Paul again uses “glory” here when he claims that the long hair of a woman “is her glory” (11:15). Is he using the word in the same sense as 11:7? Probably not. In the earlier verse I suggested that “glory” relates to the honor–shame culture of the ancient Near East. Here, by contrast, this word refers to the beauty of women’s long hair. Because long hair can make a woman look so attractive and beautiful, Paul feels comfortable using this fact as a secondary argument for why women need a covering on their heads.
[Paul now moves from his argument from nature to his fourth and final argument…]
- Honor your head for the sake of apostolic authority(11:16). In Paul’s final argument, he again appeals to apostolic authority: “But if one is inclined to be contentious, we have no other practice, nor have the churches of God.” If any of his readers still did not feel inclined to accept Paul’s reasoning, he informed them that the other churches followed what he had just explained. Some women were evidently discarding their head covering in public worship. Interestingly, Paul brings up the idea of “practice” (i.e., custom) again in the last verse of our section (11:16). These two verses (11:2, 16) serve as brackets to frame Paul’s entire discussion. The issue is obedience to what Paul has said from beginning to end. Will the ladies of the church at Corinth obey biblical instruction? Will Christian ladies today be obedient to carry out God’s desire for orderly and honorable worship?

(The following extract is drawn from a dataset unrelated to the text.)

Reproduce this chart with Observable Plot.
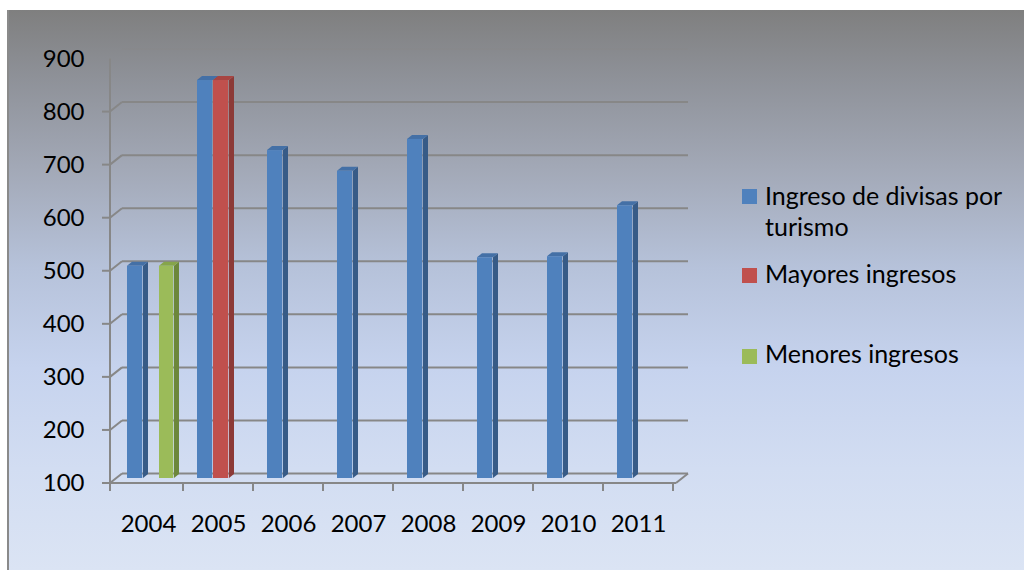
<!DOCTYPE html>
<html>
<head>
<meta charset="utf-8">
<script src="https://cdn.jsdelivr.net/npm/d3@7"></script>
<script src="https://cdn.jsdelivr.net/npm/@observablehq/plot@0.6"></script>
<style>
  html, body { margin: 0; padding: 0; background: #ffffff; width: 1024px; height: 570px; overflow: hidden; }
  #bg { position: absolute; left: 8px; top: 10px; width: 1016px; height: 560px;
        background: linear-gradient(to bottom, #7f7f7f 0%, #8e9198 12%, #a2a8b6 28%, #b6c2da 46%, #c6d3ee 64%, #d2ddf2 82%, #dbe4f4 100%); }
  #edge { position: absolute; left: 7px; top: 10px; width: 2px; height: 560px; background: #8a8a8a; }
  #chart { position: absolute; left: 8px; top: 10px; }
  .leg { position: absolute; font-family: Lato, "Open Sans", sans-serif; font-size: 25px; color: #000; line-height: 31px; white-space: nowrap; }
  .sw { position: absolute; width: 15px; height: 15px; }
</style>
</head>
<body>
<div id="bg"></div>
<div id="edge"></div>
<div id="chart"></div>
<div id="legend"></div>
<script>
// ---- data ----
const years = ["2004", "2005", "2006", "2007", "2008", "2009", "2010", "2011"];
const ingreso = [500, 850, 718, 679, 739, 516, 518, 614];
const mayores = [null, 850, null, null, null, null, null, null];
const menores = [500, null, null, null, null, null, null, null];
const yTicks = [100, 200, 300, 400, 500, 600, 700, 800, 900];
const seriesNames = [["Ingreso de divisas por", "turismo"], ["Mayores ingresos"], ["Menores ingresos"]];
const seriesValues = [ingreso, mayores, menores];

// ---- styles ----
const W = 1016, H = 560, ML = 102, MR = 348, MT = 43.5, MB = 92;
const FONT = "Lato, 'Open Sans', sans-serif";
const FS = 24;
const GRID = "#878787";
const styles = [
  {front: "#4f81bd", side: "#375b87", top: "#4470a6", offset: 14, width: 16},
  {front: "#c0504d", side: "#8c3a37", top: "#a84542", offset: 30, width: 16},
  {front: "#9bbb59", side: "#6c873b", top: "#86a54a", offset: 46, width: 15}
];
const bw = (W - ML - MR) / years.length;
const BAR_DX = 5, BAR_DY = -4;   // bar depth
const WALL_DX = 12, FRONT = 5, BACK = -4.5; // chart depth
const baseline = yTicks[0];

const rows = seriesValues.map((vals, s) =>
  years.map((year, i) => ({year, value: vals[i], s})).filter(d => d.value != null));

function walls(index, scales, values, dims) {
  const x = scales.x, y = scales.y;
  const left = dims.marginLeft, right = dims.width - dims.marginRight;
  const g = d3.create("svg:g").attr("fill", "none").attr("stroke", GRID).attr("stroke-width", 2);
  const top = yTicks[yTicks.length - 1];
  for (const v of yTicks) {
    const yf = y(v) + FRONT, yb = y(v) + BACK;
    if (v < top) {
      g.append("line").attr("x1", left - 8).attr("x2", left).attr("y1", yf).attr("y2", yf);
      g.append("line").attr("x1", left).attr("x2", left + WALL_DX).attr("y1", yf).attr("y2", yb);
    }
    g.append("line").attr("x1", left + WALL_DX).attr("x2", right + WALL_DX).attr("y1", yb).attr("y2", yb)
      .attr("stroke-opacity", v === top ? 0.25 : 1);
  }
  const y0 = y(baseline) + FRONT;
  g.append("line").attr("x1", left).attr("x2", left).attr("y1", y(top) + FRONT).attr("y2", y0 + 8);
  g.append("line").attr("x1", left - 8).attr("x2", right).attr("y1", y0).attr("y2", y0);
  g.append("line").attr("x1", right).attr("x2", right + WALL_DX).attr("y1", y0).attr("y2", y(baseline) + BACK);
  const band = x.bandwidth ? x.bandwidth() : bw;
  years.forEach(yr => {
    const xx = x(yr) + band;
    g.append("line").attr("x1", xx).attr("x2", xx).attr("y1", y0).attr("y2", y0 + 8);
  });
  return g.node();
}

function depth(s) {
  return (index, scales) => {
    const x = scales.x, y = scales.y;
    const st = styles[s];
    const g = d3.create("svg:g");
    for (const d of rows[s]) {
      const x0 = x(d.year) + st.offset, x1 = x0 + st.width;
      const yt = y(d.value), yb = y(baseline);
      g.append("polygon").attr("fill", st.side)
        .attr("points", [[x1, yt], [x1 + BAR_DX, yt + BAR_DY], [x1 + BAR_DX, yb + BAR_DY], [x1, yb]].join(" "));
      g.append("polygon").attr("fill", st.top)
        .attr("points", [[x0, yt], [x0 + BAR_DX, yt + BAR_DY], [x1 + BAR_DX, yt + BAR_DY], [x1, yt]].join(" "));
    }
    return g.node();
  };
}

const marks = [walls];
styles.forEach((st, s) => {
  marks.push(depth(s));
  marks.push(Plot.barY(rows[s], {
    x: "year", y1: () => baseline, y2: "value", fill: st.front,
    insetLeft: st.offset, insetRight: bw - st.offset - st.width
  }));
});
marks.push(Plot.text(yTicks, {
  y: d => d, text: d => String(d), frameAnchor: "left", textAnchor: "end",
  dx: -26, dy: FRONT, fontSize: FS, fontFamily: FONT, fill: "#000"
}));
marks.push(Plot.text(years, {
  x: d => d, text: d => d, frameAnchor: "bottom", dy: 46, lineAnchor: "middle",
  fontSize: FS, fontFamily: FONT, fill: "#000"
}));

const plot = Plot.plot({
  width: W, height: H,
  marginLeft: ML, marginRight: MR, marginTop: MT, marginBottom: MB,
  style: {background: "transparent", overflow: "visible"},
  x: {type: "band", domain: years, padding: 0, axis: null},
  y: {domain: [yTicks[0], yTicks[yTicks.length - 1]], axis: null},
  marks
});
document.getElementById("chart").append(plot);

// ---- legend ----
const legendPos = [
  {sw: [742, 189], text: [765, 180]},
  {sw: [742, 268], text: [765, 258]},
  {sw: [742, 349], text: [765, 338]}
];
const legend = document.getElementById("legend");
seriesNames.forEach((lines, i) => {
  const sw = document.createElement("div");
  sw.className = "sw";
  sw.style.left = legendPos[i].sw[0] + "px";
  sw.style.top = legendPos[i].sw[1] + "px";
  sw.style.background = styles[i].front;
  legend.append(sw);
  const t = document.createElement("div");
  t.className = "leg";
  t.style.left = legendPos[i].text[0] + "px";
  t.style.top = legendPos[i].text[1] + "px";
  lines.forEach((line, j) => {
    if (j) t.append(document.createElement("br"));
    t.append(document.createTextNode(line));
  });
  legend.append(t);
});
</script>
</body>
</html>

As we conclude this challenging passage I’d like to offer a few closing challenges:
Wife, please consider your relationship with your husband. If you are acting in a way that undermines your husband, then you should rethink what you are doing. He is not necessarily more capable or better than you, but he is the head in your relationship. Most of the world will see your relationship in that light. Thus, you demean yourself if you bring dishonor to him.
Husband, please support your wife in her ministry. My wife has supported me in our ministry since we were first married.
Church, please reevaluate your view of women in ministry. Why do you hold the views that you do? Have you thoroughly studied what the Scriptures say on women in ministry, or are you basing your conclusions on what you have always assumed was correct or are comfortable with? I challenge you to prayerfully think through some of these issues and interact with people over what role women should play in the local church.